Consider the following example:

int Fixed = FIX_FROM_FLOAT(2.5f);

The resulting integer value is 640, 0x280 in hex and 0000 0000 0000 0000 0000 0010 1000 0000 in binary.

Let's take the first two bytes: 0000 0010 1000 0000

I understand where the 0000 0010 comes from, it's the integer part (2). But what I don't get is the 1000 0000 which is the fractional part. I just don't see how that relates to the number 5 (which is 0101 in binary). I would have expected something like 0101 0000 or 0000 0101 -- Clearly I'm misunderstanding a fundamental concept here.

If I write:

int Fraction = FIX_FRACTION(Fixed);

I would get 128 (0x80 in hex. Makes sense cause it masked out the integer part which is 2). The first time I wrote that I expected to get a 5 back.

I do get 0.5 if I write:

float Fraction = FIX_TO_FLOAT(FIX_FRACTION(Fixed));

Could somebody clear this confusion for me? Why did the fraction number 0000 1000 not have any 101 in it? Why did we have to do the FIX_TO_FLOAT on FIX_FRACTION to get the right fraction?

Thanks.


Solution

  • Comparing number patterns in decimal and binary representation does not work. Lets forget about fixed point numbers for a moment and have a look at the binary representations of 5 and 50:

     5: 0000'0101
    50: 0011'0010
    

    As you can see, the binary pattern of a decimal 5 cannot be found in the binary representation of decimal 50 either.

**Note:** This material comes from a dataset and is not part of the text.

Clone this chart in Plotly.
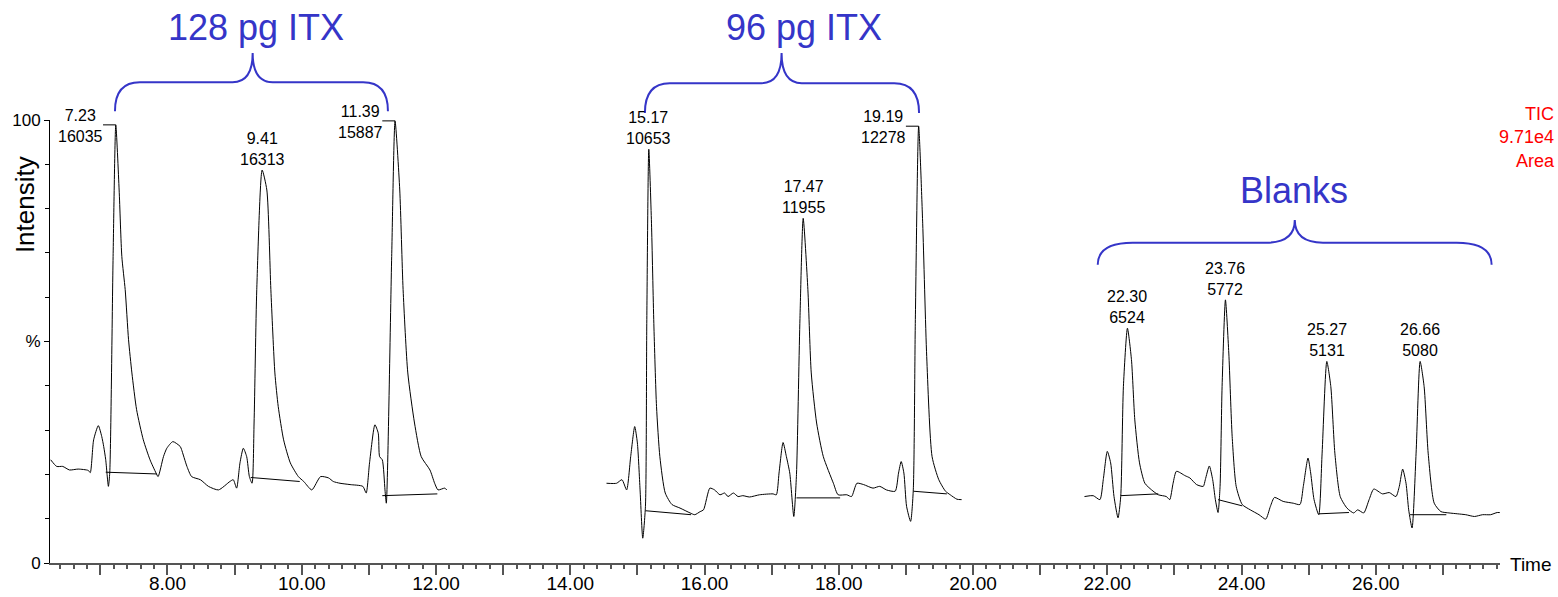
import plotly.graph_objects as go

# ---------------- axis ranges ----------------
XMIN, XMAX = 6.25, 27.85
YMIN, YMAX = 0, 100

# ---------------- chromatogram trace (time in min, intensity in %) ----------------
seg1_time = [6.26, 6.35, 6.44, 6.54, 6.67, 6.82, 6.85, 6.90, 6.97, 7.02, 7.05, 7.08, 7.12,
             7.14, 7.19, 7.23, 7.28, 7.32, 7.37, 7.42, 7.47, 7.54, 7.64, 7.74, 7.83, 7.86,
             7.94, 7.99, 8.08, 8.19, 8.21, 8.29, 8.36, 8.49, 8.61, 8.76, 8.93, 8.98, 9.03,
             9.08, 9.13, 9.18, 9.22, 9.26, 9.29, 9.33, 9.41, 9.48, 9.54, 9.60, 9.65, 9.73,
             9.83, 9.95, 10.03, 10.15, 10.28, 10.40, 10.47, 10.57, 10.72, 10.91, 10.96,
             11.01, 11.09, 11.14, 11.16, 11.20, 11.24, 11.26, 11.34, 11.39, 11.46, 11.51,
             11.58, 11.68, 11.78, 11.91, 11.98, 12.03, 12.13, 12.16]
seg1_int = [23.3, 21.8, 21.8, 21.0, 21.2, 20.9, 20.4, 27.8, 31.0, 28.6, 26.3, 23.3, 17.3,
            20.4, 69.2, 98.9, 84.2, 69.2, 61.7, 50.4, 42.9, 34.6, 27.8, 23.3, 20.3, 19.5,
            24.0, 25.9, 27.4, 26.3, 25.6, 21.8, 19.5, 18.8, 17.3, 16.5, 18.4, 18.8, 16.9,
            22.6, 25.9, 24.0, 19.5, 18.0, 31.6, 61.7, 88.7, 84.2, 61.7, 42.9, 35.3, 27.8,
            22.6, 19.5, 18.4, 16.5, 19.5, 19.2, 18.4, 18.0, 17.7, 17.3, 15.8,
            22.6, 31.2, 29.3, 24.0, 23.3, 16.5, 13.5, 69.2, 99.8, 84.2, 61.7,
            42.9, 31.6, 24.0, 21.0, 18.0, 16.5, 16.9, 16.5]

seg2_time = [14.54, 14.69, 14.77, 14.84, 14.90, 14.96, 15.00, 15.04, 15.08, 15.12, 15.14,
             15.17, 15.21, 15.245, 15.285, 15.335, 15.415, 15.515, 15.635, 15.785, 15.855,
             15.935, 15.985, 16.08, 16.15, 16.23, 16.30, 16.35, 16.43, 16.50, 16.57, 16.67,
             16.82, 17.02, 17.07, 17.11, 17.17, 17.22, 17.27, 17.33, 17.37, 17.42, 17.47,
             17.54, 17.59, 17.67, 17.77, 17.92, 17.99, 18.12, 18.19, 18.27, 18.37, 18.51,
             18.61, 18.71, 18.84, 18.89, 18.93, 18.97, 19.01, 19.07, 19.11, 19.14, 19.19,
             19.25, 19.31, 19.39, 19.49, 19.59, 19.66, 19.76, 19.83]
seg2_int = [18.0, 18.0, 18.8, 16.5, 24.0, 30.8, 27.1, 16.5, 5.6, 12.8, 54.1,
            93.4, 76.7, 54.1, 35.3, 24.0, 15.8, 13.2, 12.4, 11.3, 10.9,
            11.6, 12.0, 16.9, 16.5, 15.4, 15.8, 15.0, 15.8, 15.0, 15.2, 14.9,
            15.4, 15.6, 15.4, 20.3, 27.2, 24.0, 20.3, 10.5, 20.0, 54.1, 77.8,
            61.7, 42.9, 31.6, 24.0, 18.0, 15.4, 15.4, 15.0, 18.0, 17.7, 16.9,
            17.3, 16.5, 16.2, 20.3, 22.9, 20.3, 12.8, 9.4, 16.5, 54.1, 98.6,
            76.7, 46.6, 24.0, 18.8, 16.2, 15.4, 14.4, 14.3]

seg3_time = [21.66, 21.79, 21.89, 21.94, 22.00, 22.05, 22.10, 22.16, 22.20, 22.24, 22.30,
             22.36, 22.41, 22.48, 22.56, 22.66, 22.76, 22.88, 22.93, 22.98, 23.03, 23.16,
             23.23, 23.33, 23.43, 23.46, 23.52, 23.57, 23.61, 23.65, 23.68, 23.71, 23.76,
             23.81, 23.86, 23.92, 24.01, 24.13, 24.26, 24.36, 24.43, 24.49, 24.62, 24.77,
             24.87, 24.92, 24.99, 25.03, 25.08, 25.15, 25.20, 25.27, 25.33, 25.39, 25.47,
             25.57, 25.67, 25.73, 25.82, 25.90, 25.97, 26.10, 26.20, 26.30, 26.35, 26.40,
             26.45, 26.49, 26.54, 26.60, 26.66, 26.72, 26.78, 26.87, 26.97, 27.09, 27.22,
             27.34, 27.47, 27.59, 27.71, 27.81, 27.90]
seg3_int = [15.0, 15.2, 14.3, 18.8, 25.2, 22.6, 15.0, 10.2, 15.0, 39.8, 53.0,
            45.9, 32.3, 22.6, 18.0, 16.5, 15.4, 15.0, 14.3, 18.0, 20.7, 19.7,
            19.2, 17.7, 17.3, 18.8, 21.9, 18.8, 14.3, 11.4, 17.3, 39.8, 59.4,
            47.4, 28.6, 17.3, 13.2, 12.0, 10.9, 9.9, 12.8, 14.8, 13.9, 13.5,
            13.2, 17.3, 23.7, 20.3, 14.3, 10.9, 24.8, 45.5, 39.8, 24.8, 15.0,
            12.4, 11.3, 12.0, 11.3, 14.3, 16.7, 15.6, 15.9, 15.0, 17.3, 21.2,
            18.0, 12.0, 7.9, 24.8, 45.5, 39.8, 24.8, 13.5, 11.6, 11.3, 11.1,
            10.9, 10.5, 10.9, 10.9, 11.4, 11.3]

# ---------------- integrated peaks ----------------
peak_rt = [7.23, 9.41, 11.39, 15.17, 17.47, 19.19, 22.30, 23.76, 25.27, 26.66]
peak_height = [98.9, 88.7, 99.8, 93.4, 77.8, 98.6, 53.0, 59.4, 45.5, 45.5]
peak_area = [16035, 16313, 15887, 10653, 11955, 12278, 6524, 5772, 5131, 5080]
peak_label_left = [True, False, True, False, False, True, False, False, False, False]

base_t0 = [7.08, 9.24, 11.20, 15.12, 17.37, 19.11, 22.20, 23.65, 25.15, 26.51]
base_i0 = [20.5, 19.3, 15.2, 11.8, 14.7, 16.2, 15.2, 14.3, 11.1, 10.9]
base_t1 = [7.84, 9.97, 12.02, 15.80, 18.02, 19.61, 22.76, 24.01, 25.60, 27.05]
base_i1 = [20.1, 18.4, 15.6, 10.9, 14.7, 15.6, 15.6, 12.9, 11.4, 10.9]

# ---------------- groups (braces) ----------------
group_names = ["128 pg ITX", "96 pg ITX", "Blanks"]
group_start = [7.218, 15.112, 21.858]
group_end = [11.284, 19.196, 27.725]
group_mid = [9.269, 17.148, 24.793]
group_text_x = [9.318, 17.480, 24.778]
brace_foot = [102.0, 101.6, 67.3]
brace_level = [108.5, 108.3, 72.3]
brace_tip = [115.1, 115.1, 77.4]
group_text_y = [120.9, 120.9, 84.1]
brace_r_end = [0.37, 0.37, 0.52]
brace_r_mid = [0.30, 0.30, 0.42]

x_tick_vals = list(range(7, 28))
x_tick_text = [f"{v:.2f}" if v % 2 == 0 else "" for v in x_tick_vals]
y_tick_vals = [0, 50, 100]
y_tick_text = ["0", "%", "100"]

FONT = "Liberation Sans, Arial, Helvetica, sans-serif"
BLUE = "#3535C8"
RED = "#FF0000"


def xp(t):
    return (t - XMIN) / (XMAX - XMIN)


def yp(v):
    return (v - YMIN) / (YMAX - YMIN)


fig = go.Figure()
for tx, ty in [(seg1_time, seg1_int), (seg2_time, seg2_int), (seg3_time, seg3_int)]:
    fig.add_trace(go.Scatter(x=tx, y=ty, mode="lines",
                             line=dict(color="black", width=1, shape="spline", smoothing=0.6),
                             hoverinfo="skip"))

bx, by = [], []
for a, b, c, d in zip(base_t0, base_i0, base_t1, base_i1):
    bx += [a, c, None]
    by += [b, d, None]
fig.add_trace(go.Scatter(x=bx, y=by, mode="lines",
                         line=dict(color="black", width=1), hoverinfo="skip"))

shapes = []
annotations = []

for rt, h, area, left in zip(peak_rt, peak_height, peak_area, peak_label_left):
    annotations.append(dict(
        x=rt, y=h, xref="x", yref="y", showarrow=False,
        text=f"{rt:.2f}<br>{area}", xanchor="center", yanchor="bottom",
        xshift=-35 if left else 0, yshift=-22 if left else 0,
        font=dict(family=FONT, size=16, color="black")))
    if left:
        shapes.append(dict(type="line", xref="x", yref="y",
                           x0=rt - 0.19, x1=rt, y0=h, y1=h,
                           line=dict(color="black", width=1)))

for i, name in enumerate(group_names):
    x0, x1, xc = xp(group_start[i]), xp(group_end[i]), xp(group_mid[i])
    yb, yh, yt = yp(brace_foot[i]), yp(brace_level[i]), yp(brace_tip[i])
    re = brace_r_end[i] / (XMAX - XMIN)
    rm = brace_r_mid[i] / (XMAX - XMIN)
    path = (f"M {x0},{yb} Q {x0},{yh} {x0 + re},{yh} L {xc - rm},{yh} "
            f"Q {xc},{yh} {xc},{yt} Q {xc},{yh} {xc + rm},{yh} "
            f"L {x1 - re},{yh} Q {x1},{yh} {x1},{yb}")
    shapes.append(dict(type="path", xref="paper", yref="paper", path=path,
                       line=dict(color=BLUE, width=2)))
    annotations.append(dict(x=group_text_x[i], y=yp(group_text_y[i]), xref="x", yref="paper",
                            text=name, showarrow=False, xanchor="center", yanchor="middle",
                            font=dict(family=FONT, size=36, color=BLUE)))

annotations.append(dict(x=1.039, y=1.041, xref="paper", yref="paper", showarrow=False,
                        text="TIC<br>9.71e4<br>Area", xanchor="right", yanchor="top",
                        align="right", font=dict(family=FONT, size=18, color=RED)))
annotations.append(dict(x=-0.0172, y=0.808, xref="paper", yref="paper", showarrow=False,
                        text="Intensity", textangle=-90, xanchor="center", yanchor="middle",
                        font=dict(family=FONT, size=26, color="black")))
annotations.append(dict(x=1.0217, y=-0.004, xref="paper", yref="paper", showarrow=False,
                        text="Time", xanchor="center", yanchor="middle",
                        font=dict(family=FONT, size=19, color="black")))

fig.update_layout(
    width=1558, height=597, autosize=False,
    margin=dict(l=50, r=57.5, t=120, b=33.7, pad=0),
    paper_bgcolor="white", plot_bgcolor="white",
    showlegend=False,
    font=dict(family=FONT, color="black"),
    shapes=shapes, annotations=annotations,
    xaxis=dict(range=[XMIN, XMAX], showgrid=False, zeroline=False, automargin=False,
               showline=True, linecolor="#555555", linewidth=2,
               ticks="outside", tickmode="array", tickvals=x_tick_vals, ticktext=x_tick_text,
               ticklen=10, tickwidth=1.5, tickcolor="#555555", ticklabelstandoff=-8,
               tickfont=dict(family=FONT, size=19, color="black"),
               minor=dict(dtick=0.2, tick0=0, ticks="outside", ticklen=4,
                          tickwidth=1.5, tickcolor="#555555", showgrid=False)),
    yaxis=dict(range=[YMIN, YMAX], showgrid=False, zeroline=False, automargin=False,
               showline=True, linecolor="black", linewidth=1,
               ticks="outside", tickmode="array", tickvals=y_tick_vals, ticktext=y_tick_text,
               ticklen=5, tickwidth=1, tickcolor="black",
               tickfont=dict(family=FONT, size=17, color="black"),
               minor=dict(dtick=10, tick0=0, ticks="outside", ticklen=4,
                          tickwidth=1, tickcolor="black", showgrid=False)),
)

fig.write_html("out.html", config={"displayModeBar": False})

    Now to understand why decimal 0.5 is ..00'1000'0000 in Q23.8 binary, you need to follow the binary to decimal conversion rule:

    Replace every 1 with 2^position and add up the numbers

    position:      7 6 5 4  3 2 1 0  -1-2-3-4 -5-6-7-8
    binary number: 0 0 0 0  0 0 1 0 . 1 0 0 0  0 0 0 0
    

    2^1 + 2^-1 = 2 + 0.5 = 2.5